>> Begin

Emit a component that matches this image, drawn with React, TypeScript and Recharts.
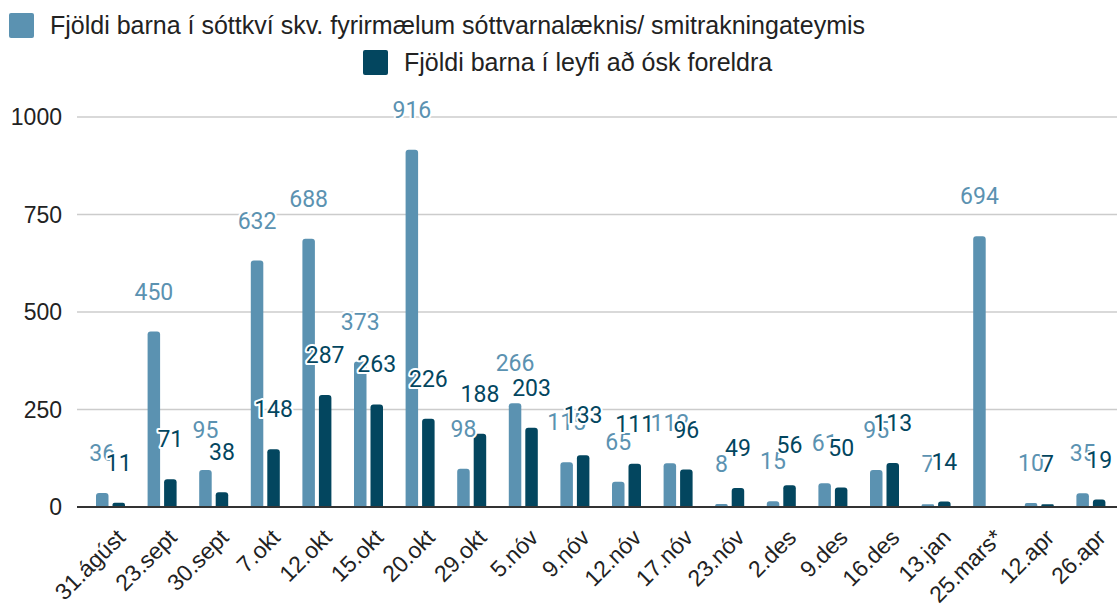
import { Bar, BarChart, CartesianGrid, LabelList, XAxis, YAxis } from "recharts";

const CATEGORIES = [
  "31.ágúst", "23.sept", "30.sept", "7.okt", "12.okt", "15.okt", "20.okt", "29.okt",
  "5.nóv", "9.nóv", "12.nóv", "17.nóv", "23.nóv", "2.des", "9.des", "16.des",
  "13.jan", "25.mars*", "12.apr", "26.apr",
];
const SOTTKVI = [36, 450, 95, 632, 688, 373, 916, 98, 266, 115, 65, 112, 8, 15, 61, 95, 7, 694, 10, 35];
const LEYFI = [11, 71, 38, 148, 287, 263, 226, 188, 203, 133, 111, 96, 49, 56, 50, 113, 14, 0, 7, 19];
const Y_TICKS = [0, 250, 500, 750, 1000];

const SERIES_NAMES = [
  "Fjöldi barna í sóttkví skv. fyrirmælum sóttvarnalæknis/ smitrakningateymis",
  "Fjöldi barna í leyfi að ósk foreldra",
];

const LIGHT = "#5b92b1";
const DARK = "#03465f";
const SANS = "'Liberation Sans', Arial, sans-serif";

const data = CATEGORIES.map((c, i) => ({ cat: c, sottkvi: SOTTKVI[i], leyfi: LEYFI[i] }));

// value label above each bar, white halo like the original export
const makeLabel = (color: string) => (props: any) => {
  const { x, y, width, value } = props;
  return (
    <text
      x={Number(x) + Number(width) / 2}
      y={Number(y) - 32}
      textAnchor="middle"
      fill={color}
      stroke="#fff"
      strokeWidth={4}
      strokeLinejoin="round"
      style={{ paintOrder: "stroke", fontFamily: "Roboto, sans-serif", fontSize: 23 }}
    >
      {value}
    </text>
  );
};

const DateTick = (props: any) => {
  const { x, y, payload } = props;
  const ax = x + 16;
  const ay = y + 32;
  return (
    <text
      x={ax}
      y={ay}
      transform={`rotate(-45, ${ax}, ${ay})`}
      textAnchor="end"
      fill="#222"
      style={{ fontFamily: SANS, fontSize: 23 }}
    >
      {payload.value}
    </text>
  );
};

function LegendRow({ color, text, left, top }: { color: string; text: string; left: number; top: number }) {
  return (
    <div style={{ position: "absolute", left, top, display: "flex", alignItems: "center", whiteSpace: "nowrap" }}>
      <div style={{ width: 25, height: 25, borderRadius: 2, background: color, marginRight: 16 }} />
      <span style={{ fontFamily: SANS, fontSize: 25, color: "#222" }}>{text}</span>
    </div>
  );
}

export default function App() {
  return (
    <div style={{ position: "absolute", left: 0, top: 0, width: 1117, height: 605, background: "#fff" }}>
      <LegendRow color={LIGHT} text={SERIES_NAMES[0]} left={9} top={11} />
      <LegendRow color={DARK} text={SERIES_NAMES[1]} left={363} top={48} />
      <BarChart
        width={1117}
        height={605}
        data={data}
        margin={{ top: 117, right: 0, bottom: 0, left: 0 }}
        barSize={12.5}
        barGap={4}
      >
        <CartesianGrid vertical={false} stroke="#cccccc" strokeWidth={1.5} />
        <XAxis
          dataKey="cat"
          interval={0}
          tickLine={false}
          tickSize={0}
          tickMargin={0}
          axisLine={{ stroke: "#333", strokeWidth: 2 }}
          padding={{ left: 8, right: 0 }}
          height={98}
          tick={<DateTick />}
        />
        <YAxis
          domain={[0, 1000]}
          ticks={Y_TICKS}
          width={77}
          axisLine={false}
          tickLine={false}
          tickSize={0}
          tickMargin={15}
          tick={{ fill: "#222", fontSize: 23, fontFamily: SANS }}
        />
        <Bar dataKey="sottkvi" name={SERIES_NAMES[0]} fill={LIGHT} radius={[3, 3, 0, 0]} isAnimationActive={false}>
          <LabelList dataKey="sottkvi" content={makeLabel(LIGHT)} />
        </Bar>
        <Bar dataKey="leyfi" name={SERIES_NAMES[1]} fill={DARK} radius={[3, 3, 0, 0]} isAnimationActive={false}>
          <LabelList dataKey="leyfi" content={makeLabel(DARK)} />
        </Bar>
      </BarChart>
    </div>
  );
}
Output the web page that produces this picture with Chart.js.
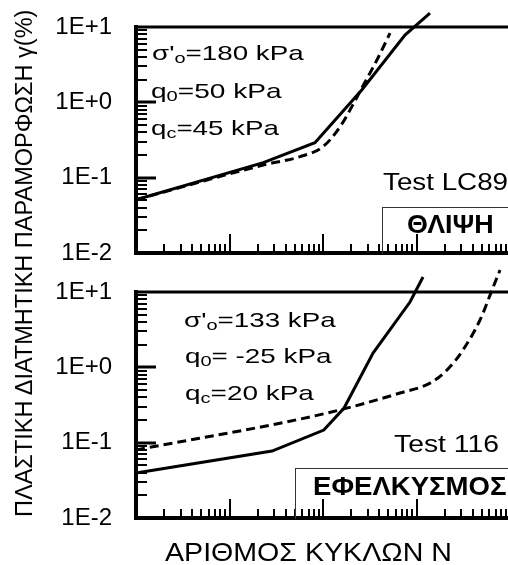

>> End

Print the complete listing exactly, apart from any pictures.

Emit a component that matches this image, drawn with React, TypeScript and Recharts.
import { Bar, BarChart, CartesianGrid, LabelList, XAxis, YAxis } from "recharts";

const CATEGORIES = [
  "31.ágúst", "23.sept", "30.sept", "7.okt", "12.okt", "15.okt", "20.okt", "29.okt",
  "5.nóv", "9.nóv", "12.nóv", "17.nóv", "23.nóv", "2.des", "9.des", "16.des",
  "13.jan", "25.mars*", "12.apr", "26.apr",
];
const SOTTKVI = [36, 450, 95, 632, 688, 373, 916, 98, 266, 115, 65, 112, 8, 15, 61, 95, 7, 694, 10, 35];
const LEYFI = [11, 71, 38, 148, 287, 263, 226, 188, 203, 133, 111, 96, 49, 56, 50, 113, 14, 0, 7, 19];
const Y_TICKS = [0, 250, 500, 750, 1000];

const SERIES_NAMES = [
  "Fjöldi barna í sóttkví skv. fyrirmælum sóttvarnalæknis/ smitrakningateymis",
  "Fjöldi barna í leyfi að ósk foreldra",
];

const LIGHT = "#5b92b1";
const DARK = "#03465f";
const SANS = "'Liberation Sans', Arial, sans-serif";

const data = CATEGORIES.map((c, i) => ({ cat: c, sottkvi: SOTTKVI[i], leyfi: LEYFI[i] }));

// value label above each bar, white halo like the original export
const makeLabel = (color: string) => (props: any) => {
  const { x, y, width, value } = props;
  return (
    <text
      x={Number(x) + Number(width) / 2}
      y={Number(y) - 32}
      textAnchor="middle"
      fill={color}
      stroke="#fff"
      strokeWidth={4}
      strokeLinejoin="round"
      style={{ paintOrder: "stroke", fontFamily: "Roboto, sans-serif", fontSize: 23 }}
    >
      {value}
    </text>
  );
};

const DateTick = (props: any) => {
  const { x, y, payload } = props;
  const ax = x + 16;
  const ay = y + 32;
  return (
    <text
      x={ax}
      y={ay}
      transform={`rotate(-45, ${ax}, ${ay})`}
      textAnchor="end"
      fill="#222"
      style={{ fontFamily: SANS, fontSize: 23 }}
    >
      {payload.value}
    </text>
  );
};

function LegendRow({ color, text, left, top }: { color: string; text: string; left: number; top: number }) {
  return (
    <div style={{ position: "absolute", left, top, display: "flex", alignItems: "center", whiteSpace: "nowrap" }}>
      <div style={{ width: 25, height: 25, borderRadius: 2, background: color, marginRight: 16 }} />
      <span style={{ fontFamily: SANS, fontSize: 25, color: "#222" }}>{text}</span>
    </div>
  );
}

export default function App() {
  return (
    <div style={{ position: "absolute", left: 0, top: 0, width: 1117, height: 605, background: "#fff" }}>
      <LegendRow color={LIGHT} text={SERIES_NAMES[0]} left={9} top={11} />
      <LegendRow color={DARK} text={SERIES_NAMES[1]} left={363} top={48} />
      <BarChart
        width={1117}
        height={605}
        data={data}
        margin={{ top: 117, right: 0, bottom: 0, left: 0 }}
        barSize={12.5}
        barGap={4}
      >
        <CartesianGrid vertical={false} stroke="#cccccc" strokeWidth={1.5} />
        <XAxis
          dataKey="cat"
          interval={0}
          tickLine={false}
          tickSize={0}
          tickMargin={0}
          axisLine={{ stroke: "#333", strokeWidth: 2 }}
          padding={{ left: 8, right: 0 }}
          height={98}
          tick={<DateTick />}
        />
        <YAxis
          domain={[0, 1000]}
          ticks={Y_TICKS}
          width={77}
          axisLine={false}
          tickLine={false}
          tickSize={0}
          tickMargin={15}
          tick={{ fill: "#222", fontSize: 23, fontFamily: SANS }}
        />
        <Bar dataKey="sottkvi" name={SERIES_NAMES[0]} fill={LIGHT} radius={[3, 3, 0, 0]} isAnimationActive={false}>
          <LabelList dataKey="sottkvi" content={makeLabel(LIGHT)} />
        </Bar>
        <Bar dataKey="leyfi" name={SERIES_NAMES[1]} fill={DARK} radius={[3, 3, 0, 0]} isAnimationActive={false}>
          <LabelList dataKey="leyfi" content={makeLabel(DARK)} />
        </Bar>
      </BarChart>
    </div>
  );
}
Output the web page that produces this picture with Chart.js.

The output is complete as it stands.